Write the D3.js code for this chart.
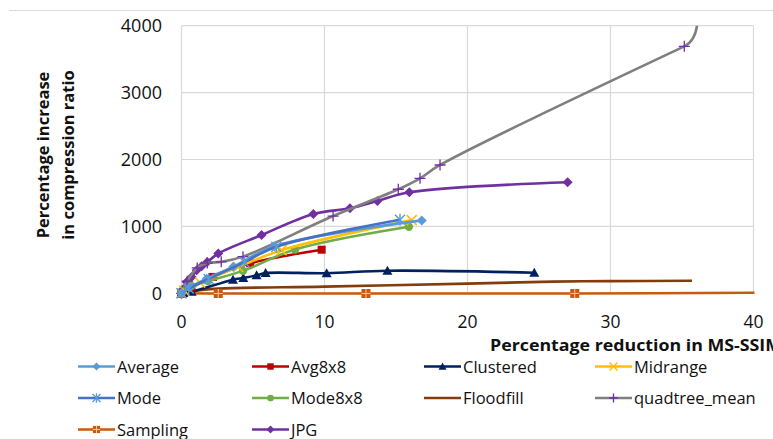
<!DOCTYPE html>
<html>
<head>
<meta charset="utf-8">
<script src="https://cdn.jsdelivr.net/npm/d3@7"></script>
<style>
  body { margin: 0; background: #fff; }
  svg { display: block; font-family: "Open Sans", sans-serif; }
</style>
</head>
<body>
<svg id="chart" width="773" height="439"></svg>
<script>
// series data: [percentage reduction in MS-SSIM, percentage increase in compression ratio]
const average   = [[0,0],[0.6,90],[1.76,219],[3.62,398],[6.5,705],[16.8,1090]]
const avg8x8    = [[0,0],[0.7,90],[2.2,245],[4.8,448],[9.8,652]]
const clustered = [[0,0],[0.13,3],[0.71,22],[3.6,204],[4.32,229],[5.25,268],[5.88,303],[10.15,300],[14.4,338],[24.67,308]]
const midrange  = [[0,0],[0.2,40],[1.3,160],[3.97,394],[7.0,645],[16.1,1094]]
const mode      = [[0,0],[0.5,70],[1.9,215],[4.4,465],[6.63,697],[15.28,1100]]
const mode8x8   = [[0,0],[0.69,110],[1.85,183],[4.3,335],[7.94,655],[15.9,995]]
const floodfill = [[0,15],[1,40],[2.6,70],[10,100],[20,145],[26,175],[30,182],[35.7,188]]
const quadtree  = [[0,0],[0.4,180],[1.1,380],[1.8,452],[2.78,470],[4.3,548],[10.6,1155],[15.16,1555],[16.68,1719],[18.08,1918],[35.16,3691],[36.1,4150]]
const sampling  = [[0,0],[2.57,-3],[12.9,-3],[27.5,-2],[41,9]]
const jpg       = [[0,0],[0.1,60],[0.36,169],[0.71,243],[1.06,343],[1.41,403],[1.8,468],[2.57,594],[5.6,871],[9.22,1185],[11.78,1270],[13.7,1380],[15.93,1510],[27,1661]]

const xTicks = [0, 10, 20, 30, 40]
const yTicks = [0, 1000, 2000, 3000, 4000]

const series = [
  {name: 'Average', data: average, color: '#5B9BD5', marker: 'diamond', mcolor: '#5B9BD5'},
  {name: 'Avg8x8', data: avg8x8, color: '#C00000', marker: 'square', mcolor: '#C00000'},
  {name: 'Clustered', data: clustered, color: '#002060', marker: 'triangle', mcolor: '#002060'},
  {name: 'Midrange', data: midrange, color: '#FFC000', marker: 'x', mcolor: '#FFC000'},
  {name: 'Mode', data: mode, color: '#4472C4', marker: 'asterisk', mcolor: '#5B9BD5'},
  {name: 'Mode8x8', data: mode8x8, color: '#70AD47', marker: 'circle', mcolor: '#70AD47'},
  {name: 'Floodfill', data: floodfill, color: '#843C0C', marker: null},
  {name: 'quadtree_mean', data: quadtree, color: '#7F7F7F', marker: 'plus', mcolor: '#7030A0'},
  {name: 'Sampling', data: sampling, color: '#C55A11', marker: 'squarePlus', mcolor: '#C55A11'},
  {name: 'JPG', data: jpg, color: '#7030A0', marker: 'diamond', mcolor: '#7030A0'}
]

const svg = d3.select('#chart')

const x = d3.scaleLinear().domain([0, 40]).range([181.5, 753.5])
const y = d3.scaleLinear().domain([0, 4000]).range([293.3, 25.7])

// top border line of the chart area
svg.append('line')
  .attr('x1', 9).attr('x2', 773).attr('y1', 10.5).attr('y2', 10.5)
  .attr('stroke', '#d9d9d9').attr('stroke-width', 1)

// gridlines
const grid = svg.append('g')
grid.selectAll('.gx').data(xTicks).join('line')
  .attr('x1', d => x(d)).attr('x2', d => x(d))
  .attr('y1', y(4000)).attr('y2', y(0))
  .attr('stroke', '#d9d9d9').attr('stroke-width', 1.2)
grid.selectAll('.gy').data(yTicks).join('line')
  .attr('x1', x(0)).attr('x2', x(40))
  .attr('y1', d => y(d)).attr('y2', d => y(d))
  .attr('stroke', '#d9d9d9').attr('stroke-width', 1.2)

// tick labels
svg.append('g').selectAll('text').data(yTicks).join('text')
  .attr('x', 162).attr('y', d => y(d) + 6.5)
  .attr('text-anchor', 'end')
  .attr('font-size', 18).attr('fill', '#111')
  .text(d => d)
svg.append('g').selectAll('text').data(xTicks).join('text')
  .attr('x', d => x(d)).attr('y', 328)
  .attr('text-anchor', 'middle')
  .attr('font-size', 17.5).attr('fill', '#111')
  .text(d => d)

// axis titles (the x title runs off the right edge, as in the reference)
svg.append('text')
  .attr('x', 490).attr('y', 350.5)
  .attr('font-size', 16).attr('font-weight', 'bold').attr('fill', '#111')
  .attr('textLength', 292).attr('lengthAdjust', 'spacingAndGlyphs')
  .text('Percentage reduction in MS-SSIM')

const yTitle = svg.append('text')
  .attr('transform', 'rotate(-90)')
  .attr('text-anchor', 'middle')
  .attr('font-size', 16.5).attr('font-weight', 'bold').attr('fill', '#111')
yTitle.append('tspan').attr('x', -155).attr('y', 49).text('Percentage increase')
yTitle.append('tspan').attr('x', -155).attr('y', 74).text('in compression ratio')

// clip to plot area
svg.append('clipPath').attr('id', 'plotClip')
  .append('rect')
  .attr('x', x(0) - 6).attr('y', y(4000))
  .attr('width', x(40) - x(0) + 7).attr('height', y(0) - y(4000) + 8)

const lineSmooth = d3.line()
  .x(d => x(d[0])).y(d => y(d[1]))
  .curve(d3.curveCatmullRom.alpha(0.5))

// a last point above the axis maximum is joined by a curve that keeps
// the direction of the previous segment and turns upward (Excel look)
const seriesPath = (data) => {
  const last = data[data.length - 1]
  if (last[1] <= y.domain()[1] || data.length < 3) return lineSmooth(data)
  const inner = data.slice(0, -1)
  const p1 = inner[inner.length - 2], p2 = inner[inner.length - 1]
  const x1 = x(p1[0]), y1 = y(p1[1]), x2 = x(p2[0]), y2 = y(p2[1])
  const x3 = x(last[0]), y3 = y(last[1])
  const cy = y2 + (x3 - x2) * (y2 - y1) / (x2 - x1)
  return lineSmooth(inner) + `Q${x3},${cy},${x3},${y3}`
}

const drawMarker = (g, type, color, cx, cy, s = 1) => {
  const m = g.append('g').attr('transform', `translate(${cx},${cy})`)
  if (type === 'diamond') {
    m.append('path').attr('d', `M0,${-5*s}L${5*s},0L0,${5*s}L${-5*s},0Z`).attr('fill', color)
  } else if (type === 'square') {
    m.append('rect').attr('x', -4*s).attr('y', -4*s).attr('width', 8*s).attr('height', 8*s).attr('fill', color)
  } else if (type === 'triangle') {
    m.append('path').attr('d', `M0,${-5*s}L${5*s},${4*s}L${-5*s},${4*s}Z`).attr('fill', color)
  } else if (type === 'circle') {
    m.append('circle').attr('r', 4.2*s).attr('fill', color)
  } else if (type === 'x') {
    m.append('path').attr('d', `M${-5*s},${-5*s}L${5*s},${5*s}M${5*s},${-5*s}L${-5*s},${5*s}`)
      .attr('stroke', color).attr('stroke-width', 1.5)
  } else if (type === 'asterisk') {
    m.append('path').attr('d', `M${-5*s},${-5*s}L${5*s},${5*s}M${5*s},${-5*s}L${-5*s},${5*s}M0,${-6*s}L0,${6*s}`)
      .attr('stroke', color).attr('stroke-width', 1.4)
  } else if (type === 'plus') {
    m.append('path').attr('d', `M${-5.5*s},0L${5.5*s},0M0,${-5.5*s}L0,${5.5*s}`)
      .attr('stroke', color).attr('stroke-width', 1.3)
  } else if (type === 'squarePlus') {
    m.append('rect').attr('x', -4.5*s).attr('y', -4.5*s).attr('width', 9*s).attr('height', 9*s).attr('fill', color)
    m.append('path').attr('d', `M${-4.5*s},0L${4.5*s},0M0,${-4.5*s}L0,${4.5*s}`)
      .attr('stroke', '#e8c8b0').attr('stroke-width', 1)
  }
}

const plot = svg.append('g').attr('clip-path', 'url(#plotClip)')

// draw back to front so the first series sits on top like in the reference
const drawOrder = [6, 8, 2, 9, 7, 1, 5, 3, 0, 4]
drawOrder.forEach(i => {
  const s = series[i]
  const g = plot.append('g')
  g.append('path')
    .attr('d', seriesPath(s.data))
    .attr('fill', 'none')
    .attr('stroke', s.color)
    .attr('stroke-width', 2.6)
    .attr('stroke-linejoin', 'round')
  if (s.marker) {
    s.data.forEach(d => {
      if (d[1] <= 4000 && d[0] <= 40) drawMarker(g, s.marker, s.mcolor, x(d[0]), y(d[1]))
    })
  }
})

// legend
const legendCols = [78, 252, 424, 595]
const legendRows = [366.5, 398, 429.5]
const legend = svg.append('g')
series.forEach((s, i) => {
  const lx = legendCols[i % 4]
  const ly = legendRows[Math.floor(i / 4)]
  const g = legend.append('g')
  g.append('line')
    .attr('x1', lx).attr('x2', lx + 37).attr('y1', ly).attr('y2', ly)
    .attr('stroke', s.color).attr('stroke-width', 2.6)
  if (s.marker) drawMarker(g, s.marker, s.mcolor, lx + 18.5, ly, 0.8)
  g.append('text')
    .attr('x', lx + 39).attr('y', ly + 6)
    .attr('font-size', 16.5).attr('fill', '#111')
    .text(s.name)
})
</script>
</body>
</html>
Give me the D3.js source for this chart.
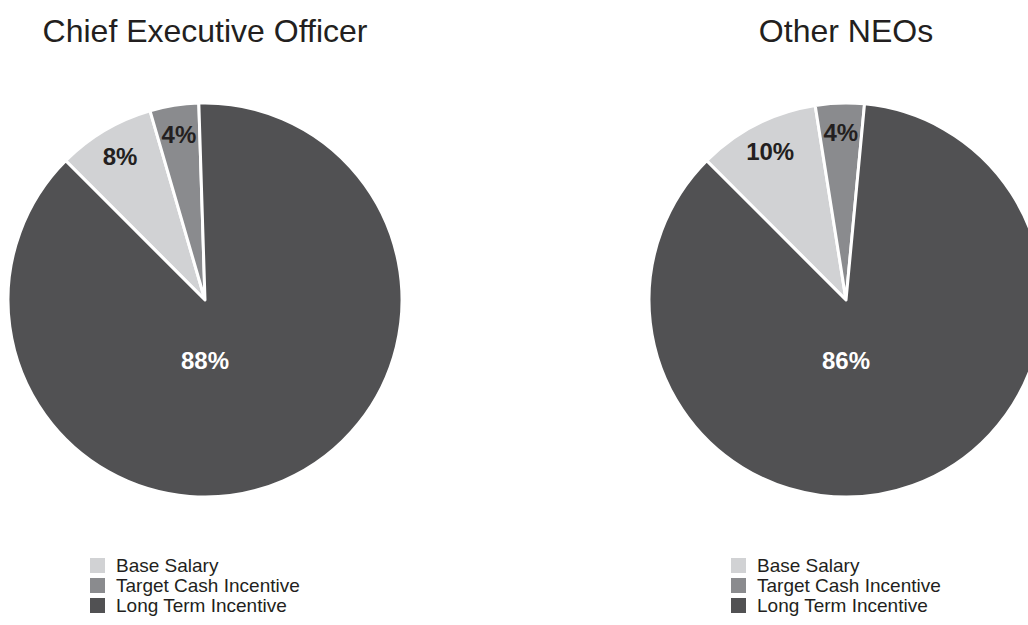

+++++

AIM:
Extract the lines exactly, please: the first line of the listing, the line with "const yTicks = [0, 1000, 2000, 3000, 4000]", and every line between them, but no pictures.

ANSWER:
Write the D3.js code for this chart.
<!DOCTYPE html>
<html>
<head>
<meta charset="utf-8">
<script src="https://cdn.jsdelivr.net/npm/d3@7"></script>
<style>
  body { margin: 0; background: #fff; }
  svg { display: block; font-family: "Open Sans", sans-serif; }
</style>
</head>
<body>
<svg id="chart" width="773" height="439"></svg>
<script>
// series data: [percentage reduction in MS-SSIM, percentage increase in compression ratio]
const average   = [[0,0],[0.6,90],[1.76,219],[3.62,398],[6.5,705],[16.8,1090]]
const avg8x8    = [[0,0],[0.7,90],[2.2,245],[4.8,448],[9.8,652]]
const clustered = [[0,0],[0.13,3],[0.71,22],[3.6,204],[4.32,229],[5.25,268],[5.88,303],[10.15,300],[14.4,338],[24.67,308]]
const midrange  = [[0,0],[0.2,40],[1.3,160],[3.97,394],[7.0,645],[16.1,1094]]
const mode      = [[0,0],[0.5,70],[1.9,215],[4.4,465],[6.63,697],[15.28,1100]]
const mode8x8   = [[0,0],[0.69,110],[1.85,183],[4.3,335],[7.94,655],[15.9,995]]
const floodfill = [[0,15],[1,40],[2.6,70],[10,100],[20,145],[26,175],[30,182],[35.7,188]]
const quadtree  = [[0,0],[0.4,180],[1.1,380],[1.8,452],[2.78,470],[4.3,548],[10.6,1155],[15.16,1555],[16.68,1719],[18.08,1918],[35.16,3691],[36.1,4150]]
const sampling  = [[0,0],[2.57,-3],[12.9,-3],[27.5,-2],[41,9]]
const jpg       = [[0,0],[0.1,60],[0.36,169],[0.71,243],[1.06,343],[1.41,403],[1.8,468],[2.57,594],[5.6,871],[9.22,1185],[11.78,1270],[13.7,1380],[15.93,1510],[27,1661]]

const xTicks = [0, 10, 20, 30, 40]
const yTicks = [0, 1000, 2000, 3000, 4000]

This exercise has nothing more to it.